Löchrige Hülle: Die äußere Gashülle der Venus hat Lücken – gewaltige Zonen, in denen die Dichte der Teilchen abrupt abnimmt. Das belegen neue Daten der Raumsonde Venus Express. Was diese Löcher verursacht, ist bisher unklar, Planetenforscher vermuten aber, dass der starke Sonnenwind eine Rolle spielen könnte, dem der Planet ständig ausgesetzt ist.
Die Venus gilt als Schwester der Erde – sie ist ungefähr gleich groß, war vielleicht einst fast so kühl wie die Erde und ist auch in ihrem Inneren sehr ähnlich aufgebaut. Aber eine extrem dichte Gashülle und die Nähe zur Sonne machen sie heute zu einer Gluthölle. Bereits 1978 entdeckte eine der ersten Venussonden zudem eine ungewöhnliche Anomalie: „Als die Sonde in den Orbit einschwenkte, bemerkte sie etwas sehr, sehr Seltsames: ein Loch in der Ionosphäre des Planeten“, berichtet Glyn Collinson vom NASA Goddard Space Flight Center (GSFC).
An dieser Stelle sank die Dichte der geladenen Teilchen plötzlich stark ab – ein Phänomen, für das die Forscher keine Erklärung hatten. Hinzu kam, dass spätere Sonden dieses Loch zunächst nicht wieder fanden, 30 Jahre lang blieb das Loch in der Ionosphäre der Venus daher ein Rätsel. Collinson jedoch beschloss, der Sache erneut auf den Grund zu gehen und suchte noch einmal gezielt in den Daten der ESA-Raumsonde Venus Express nach Hinweisen auf Ionosphärenlöcher.
Löcher auf der Planeten-Rückseite
Und er wurde fündig: Die Daten zeigten gleich zwei Löcher in der Ionosphäre auf der sonnenabgewandten Seite der Venus. Wie zwei lange Zylinder reichen diese Zonen geringer Dichte von der Oberfläche des Planeten bis weit hinaus ins All. Wie der Forscher erklärt, lässt ihre Position darauf schließen, dass eine Wechselwirkung der Ionosphäre mit dem Sonnenwind zu ihrer Entstehung beitragen könnte.

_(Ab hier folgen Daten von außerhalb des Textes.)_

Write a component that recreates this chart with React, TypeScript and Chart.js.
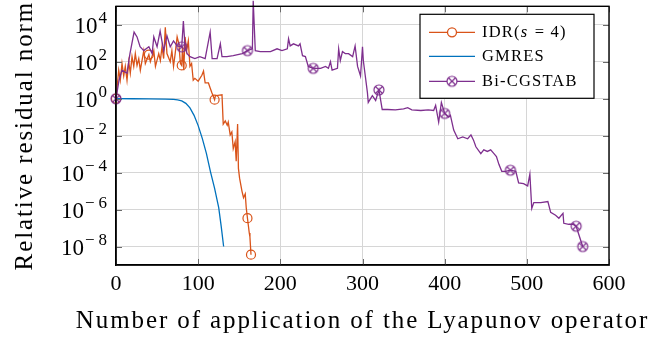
import React, { useEffect, useRef } from "react";
import { Chart, registerables } from "chart.js";

Chart.register(...registerables);

// ---------------- data ----------------
const idrX = [0, 3.3, 5.2, 7.3, 9.4, 11.3, 13.4, 15.5, 17.4, 19.5, 21.6, 23.5, 25.6, 27.7, 29.6, 33.8, 35.7, 40, 41.8, 46, 48, 52, 54, 56, 58, 60, 62, 66, 68, 70, 72, 74.4, 76.5, 78.4, 80, 81, 82.5, 84, 86, 88, 90, 92, 94, 96, 100, 104.5, 106.5, 108.5, 112.5, 114.6, 116.7, 120, 121, 129, 130.5, 133, 135.4, 136.6, 139, 141, 142.7, 145, 146.3, 148, 149, 150.4, 153.3, 155.2, 157.3, 158.5, 160, 162.2, 163, 164.3];
const idrY = [1, 35, 10, 80, 17, 56, 10, 100, 24, 190, 56, 275, 63, 148, 35, 400, 80, 245, 100, 400, 56, 275, 117, 645, 148, 7400, 275, 100, 400, 56, 275, 2200, 930, 80, 63, 645, 35, 2200, 400, 1350, 56, 80, 10, 12.6, 8.9, 18.6, 31, 7.1, 7.1, 3.8, 2.1, 0.89, 1.45, 1.62, 0.042, 0.063, 0.037, 0.054, 0.011, 0.016, 0.002, 0.0047, 4.1e-4, 0.042, 1.7e-4, 5e-5, 1.0e-5, 4.4e-6, 7.1e-6, 1.26e-6, 3.4e-7, 5.4e-8, 3.3e-8, 3.6e-9];
const idrMarkX = [0, 40, 80, 120, 160, 164.3];

const gmresX = [0, 20, 40, 60, 70, 75, 80, 85, 90, 95, 100, 105, 110, 115, 120, 125, 128, 131];
const gmresY = [1, 0.99, 0.98, 0.955, 0.92, 0.87, 0.76, 0.56, 0.316, 0.126, 0.035, 0.0071, 0.0011, 1.1e-4, 1.4e-5, 1.26e-6, 1.26e-7, 1e-8];

const bicgX = [0, 3.7, 7.3, 13.4, 17, 22, 25.6, 29.3, 33.8, 40, 44, 46, 50, 53.7, 58, 62, 66, 70, 74.4, 80, 82, 84, 86.6, 90, 96, 102, 108.5, 114.6, 117, 123, 127, 129, 135, 142.7, 153.7, 160, 166, 167, 169.5, 175.6, 188, 196, 202, 208.5, 210, 212, 216, 222, 224, 227, 230.5, 234, 240, 249, 255, 258.5, 261, 263, 269.5, 271, 273, 275.6, 279, 283, 288, 291, 294, 297.6, 300, 301, 306, 307, 312, 316, 320, 324, 330.5, 340, 350, 355, 360, 371, 380, 386.6, 389, 392.7, 396, 400, 405, 407, 411, 416, 422, 428, 432, 435, 438, 444, 447.6, 452, 456, 460, 463, 466, 469.5, 474, 480, 486.6, 490, 496, 501, 503.7, 506, 508.5, 517, 525.6, 529, 535, 539, 544, 545, 551, 556, 560, 568];
const bicgY = [1, 10, 35, 24, 275, 4000, 2200, 645, 400, 645, 275, 2200, 645, 4600, 400, 2500, 645, 1350, 720, 645, 16000, 645, 275, 190, 148, 190, 148, 4000, 148, 148, 930, 190, 190, 214, 275, 400, 500, 2e5, 400, 355, 355, 500, 400, 500, 1740, 720, 930, 720, 930, 214, 190, 56, 44, 44, 56, 44, 100, 35, 44, 500, 117, 355, 275, 275, 190, 720, 56, 17, 645, 117, 2.1, 0.63, 1.45, 0.8, 3.0, 0.26, 0.26, 0.25, 0.28, 0.33, 0.25, 0.23, 0.25, 0.23, 0.43, 0.054, 0.62, 0.16, 0.1, 0.126, 0.02, 0.0068, 0.0085, 0.0068, 0.011, 0.0059, 0.0025, 0.00107, 0.0017, 0.0014, 0.0017, 0.00107, 7.4e-4, 2.8e-4, 1.17e-4, 1.17e-4, 1.35e-4, 1.17e-4, 2.75e-5, 2.5e-5, 1.9e-5, 8.3e-5, 1.15e-6, 2.4e-6, 2.4e-6, 2.7e-6, 7.1e-7, 4.9e-7, 3.4e-7, 6.3e-7, 1.8e-7, 1.6e-7, 1.6e-7, 1.26e-7, 1e-8];
const bicgMarkX = [0, 80, 160, 240, 320, 400, 480, 560, 568];

const xTickValues = [0, 100, 200, 300, 400, 500, 600];
const yTickExponents = [-8, -6, -4, -2, 0, 2, 4];
const seriesNames = ["IDR(s = 4)", "GMRES", "Bi-CGSTAB"];
const xTitle = "Number of application of the Lyapunov operator";
const yTitle = "Relative residual norm";

// ---------------- styles ----------------
const ORANGE = "#D95319";
const BLUE = "#0072BD";
const PURPLE = "#7E2F8E";
const GRID = "#d6d6d6";
const SERIF = "Liberation Serif";

function makeOtimes(color: string): HTMLCanvasElement {
  const c = document.createElement("canvas");
  c.width = 14;
  c.height = 14;
  const g = c.getContext("2d")!;
  g.strokeStyle = color;
  g.lineWidth = 1.2;
  g.beginPath();
  g.arc(7, 7, 5, 0, Math.PI * 2);
  g.stroke();
  const d = 5 / Math.SQRT2;
  g.beginPath();
  g.moveTo(7 - d, 7 - d);
  g.lineTo(7 + d, 7 + d);
  g.moveTo(7 + d, 7 - d);
  g.lineTo(7 - d, 7 + d);
  g.stroke();
  return c;
}

function setSpacing(ctx: any, v: string) {
  try {
    ctx.letterSpacing = v;
  } catch (e) {
    /* ignore */
  }
}

const framePlugin = {
  id: "frameAndLegend",
  afterDraw(chart: any) {
    const { ctx, chartArea } = chart;
    const { left, right, top, bottom } = chartArea;
    const xs = chart.scales.x;
    const ys = chart.scales.y;
    ctx.save();
    // inner ticks
    ctx.strokeStyle = "#6a6a6a";
    ctx.lineWidth = 1;
    const tl = 6;
    ctx.beginPath();
    for (const v of xTickValues) {
      const px = Math.round(xs.getPixelForValue(v)) + 0.5;
      ctx.moveTo(px, bottom);
      ctx.lineTo(px, bottom - tl);
      ctx.moveTo(px, top);
      ctx.lineTo(px, top + tl);
    }
    for (const e of yTickExponents) {
      const py = Math.round(ys.getPixelForValue(Math.pow(10, e))) + 0.5;
      ctx.moveTo(left, py);
      ctx.lineTo(left + tl, py);
      ctx.moveTo(right, py);
      ctx.lineTo(right - tl, py);
    }
    ctx.stroke();
    // frame
    ctx.strokeStyle = "#000";
    ctx.lineWidth = 1.4;
    ctx.strokeRect(left, top, right - left, bottom - top);

    // y tick labels: 10 with raised exponent
    ctx.fillStyle = "#000";
    ctx.textBaseline = "alphabetic";
    ctx.textAlign = "left";
    const baseFont = `23px "${SERIF}"`;
    const supFont = `17px "${SERIF}"`;
    for (const e of yTickExponents) {
      const py = ys.getPixelForValue(Math.pow(10, e));
      const neg = e < 0;
      const digits = String(Math.abs(e));
      ctx.font = supFont;
      const wm = neg ? ctx.measureText("\u2212").width + 4 : 0;
      const wd = ctx.measureText(digits).width;
      ctx.font = baseFont;
      const wb = ctx.measureText("10").width;
      const xr = left - 9;
      const x0 = xr - wd - wm - wb - 1;
      ctx.fillText("10", x0, py + 8);
      ctx.font = supFont;
      if (neg) ctx.fillText("\u2212", x0 + wb + 1, py - 2);
      ctx.fillText(digits, x0 + wb + 1 + wm, py - 2);
    }

    // axis titles
    ctx.font = `25px "${SERIF}"`;
    setSpacing(ctx, "1.9px");
    ctx.textAlign = "center";
    ctx.textBaseline = "alphabetic";
    ctx.fillText(xTitle, (left + right) / 2, 328);
    ctx.save();
    ctx.translate(32, (top + bottom) / 2);
    ctx.rotate(-Math.PI / 2);
    ctx.fillText(yTitle, 0, 0);
    ctx.restore();
    setSpacing(ctx, "0px");

    // legend
    const bw = 174;
    const bh = 84;
    const bx = right - 15 - bw;
    const by = top + 8;
    ctx.fillStyle = "#fff";
    ctx.fillRect(bx, by, bw, bh);
    ctx.strokeStyle = "#000";
    ctx.lineWidth = 1.2;
    ctx.strokeRect(bx, by, bw, bh);
    const rows = [18, 42, 67];
    const colors = [ORANGE, BLUE, PURPLE];
    const otimes = makeOtimes(PURPLE);
    for (let i = 0; i < 3; i++) {
      const y = by + rows[i];
      const x0 = bx + 9;
      const x1 = bx + 55;
      ctx.strokeStyle = colors[i];
      ctx.lineWidth = 1.3;
      ctx.beginPath();
      ctx.moveTo(x0, y);
      ctx.lineTo(x1, y);
      ctx.stroke();
      const mx = (x0 + x1) / 2;
      if (i === 0) {
        ctx.fillStyle = "#fff";
        ctx.beginPath();
        ctx.arc(mx, y, 4.5, 0, Math.PI * 2);
        ctx.fill();
        ctx.stroke();
      } else if (i === 2) {
        ctx.fillStyle = "#fff";
        ctx.beginPath();
        ctx.arc(mx, y, 5, 0, Math.PI * 2);
        ctx.fill();
        ctx.drawImage(otimes, mx - 7, y - 7);
      }
      ctx.fillStyle = "#000";
      ctx.textBaseline = "middle";
      ctx.textAlign = "left";
      setSpacing(ctx, "1.2px");
      const tx = bx + 62;
      const fs = 16.5;
      if (i === 0) {
        const name = seriesNames[0];
        const sIdx = name.indexOf("s");
        const a = name.slice(0, sIdx);
        const b = name.slice(sIdx, sIdx + 1);
        const c = name.slice(sIdx + 1);
        ctx.font = `${fs}px "${SERIF}"`;
        ctx.fillText(a, tx, y);
        let w = ctx.measureText(a).width;
        ctx.font = `italic ${fs}px "${SERIF}"`;
        ctx.fillText(b, tx + w, y);
        w += ctx.measureText(b).width + 1;
        ctx.font = `${fs}px "${SERIF}"`;
        ctx.fillText(c, tx + w, y);
      } else {
        ctx.font = `${fs}px "${SERIF}"`;
        ctx.fillText(seriesNames[i], tx, y);
      }
      setSpacing(ctx, "0px");
    }
    ctx.restore();
  },
};

export default function App() {
  const ref = useRef<HTMLCanvasElement | null>(null);
  useEffect(() => {
    if (!ref.current) return;
    const otimes = makeOtimes(PURPLE);
    const idrData = idrX.map((x, i) => ({ x, y: idrY[i] }));
    const gmresData = gmresX.map((x, i) => ({ x, y: gmresY[i] }));
    const bicgData = bicgX.map((x, i) => ({ x, y: bicgY[i] }));
    const chart = new Chart(ref.current, {
      type: "line",
      data: {
        datasets: [
          {
            label: seriesNames[2],
            data: bicgData,
            borderColor: PURPLE,
            borderWidth: 1.3,
            tension: 0,
            order: 0,
            clip: false as any,
            pointRadius: (c: any) => (bicgMarkX.includes(c.raw?.x) ? 5 : 0),
            pointStyle: (c: any) => (bicgMarkX.includes(c.raw?.x) ? otimes : "circle"),
          } as any,
          {
            label: seriesNames[1],
            data: gmresData,
            borderColor: BLUE,
            borderWidth: 1.3,
            tension: 0,
            order: 1,
            pointRadius: 0,
          },
          {
            label: seriesNames[0],
            data: idrData,
            borderColor: ORANGE,
            borderWidth: 1.3,
            tension: 0,
            order: 2,
            clip: false as any,
            pointRadius: (c: any) => (idrMarkX.includes(c.raw?.x) ? 4.5 : 0),
            pointStyle: "circle",
            pointBorderColor: ORANGE,
            pointBorderWidth: 1.2,
            pointBackgroundColor: "rgba(255,255,255,0)",
          } as any,
        ],
      },
      options: {
        animation: false,
        responsive: false,
        devicePixelRatio: 1,
        events: [],
        layout: { padding: { top: 2, right: 43, left: 0, bottom: 0 } },
        plugins: {
          legend: { display: false },
          tooltip: { enabled: false },
        },
        scales: {
          x: {
            type: "linear",
            min: 0,
            max: 600,
            afterBuildTicks: (s: any) => {
              s.ticks = xTickValues.map((v) => ({ value: v }));
            },
            afterFit: (s: any) => {
              s.height = 73;
              s.paddingLeft = 0;
              s.paddingRight = 0;
            },
            ticks: {
              color: "#000",
              font: { family: SERIF, size: 22 },
              padding: 6,
              maxRotation: 0,
              autoSkip: false,
              callback: (v: any) => String(v),
            },
            grid: { color: GRID, lineWidth: 1, drawTicks: false },
            border: { display: true, color: "#000", width: 1.4 },
            title: { display: false, text: xTitle },
          },
          y: {
            type: "logarithmic",
            min: 1e-9,
            max: 1e5,
            afterBuildTicks: (s: any) => {
              s.ticks = yTickExponents.map((e) => ({ value: Math.pow(10, e) }));
            },
            afterFit: (s: any) => {
              s.width = 116;
              s.paddingTop = 0;
              s.paddingBottom = 0;
            },
            ticks: { display: false },
            grid: { color: GRID, lineWidth: 1, drawTicks: false },
            border: { display: true, color: "#000", width: 1.4 },
            title: { display: false, text: yTitle },
          },
        },
      },
      plugins: [framePlugin],
    } as any);
    return () => chart.destroy();
  }, []);
  return (
    <div style={{ position: "fixed", left: 0, top: 0, width: 652, height: 338, background: "#fff" }}>
      <canvas ref={ref} width={652} height={338} style={{ display: "block" }} />
    </div>
  );
}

Denn die Venus wird – wie die Erde auch – ständig von energiereichen Teilchenströmen von der Sonne getroffen. Während unser Planet jedoch von seinem starken Magnetfeld geschützt wird, fehlt der Venus ein solcher „Schutzkäfig“. Ihre Ionosphäre ist diesem Teilchenstrom daher weitgehend ungeschützt ausgesetzt. Hinzu kommt: Ist die Sonne besonders aktiv, erreichen sogar Fetzen von magnetisch aufgeladenem solarem Plasma den Planeten.
Zwei Szenarien, keine Erklärung
Theoretisch könnten Kollisionen solcher magnetischer Plasmafetzen mit der Gashülle der Venus für diese Löcher verantwortlich sein – allerdings müssten diese dann eigentlich an anderen Stellen liegen als beobachtet, wie Collinson berichtet. Sie lägen dann eher tangential an den Seiten des Planeten, statt fast gerade von der Oberfläche seiner sonnenabgewandten Seite auszugehen.
Die Forscher haben für dieses Phänomen bisher keine eindeutige Erklärung, wohl aber zwei mögliche Szenarien. In der einen dringen die magnetischen Felder des Sonnenwinds nicht nur in die obersten Atmosphärenschichten ein, sondern sogar bis in die Kruste und den Mantel des Planeten. Dadurch treten sie auf der Rückseite scheinbar senkrecht aus dem Boden wieder aus. Im zweiten möglichen Szenario bleiben die Magnetfelder außen, strömen an den Seiten des Planeten entlang und treffen auf seiner Rückseite dort bereits aufgestautes Plasma. Dieses wird dadurch weiter komprimiert und drückt dann die Teilchen der Ionosphäre weg wie Zahnpasta aus einer Tube.
Welches der beiden Szenarien stimmt, hoffen die Forscher nun mit Hilfe weiterer Messungen durch Raumsonden zu ergründen. Klar ist aber schon jetzt: Auf unserem Schwesterplanet laufen weitaus komplexere Prozesse ab als bisher angenommen. Die Venus hütet noch immer einige Geheimnisse.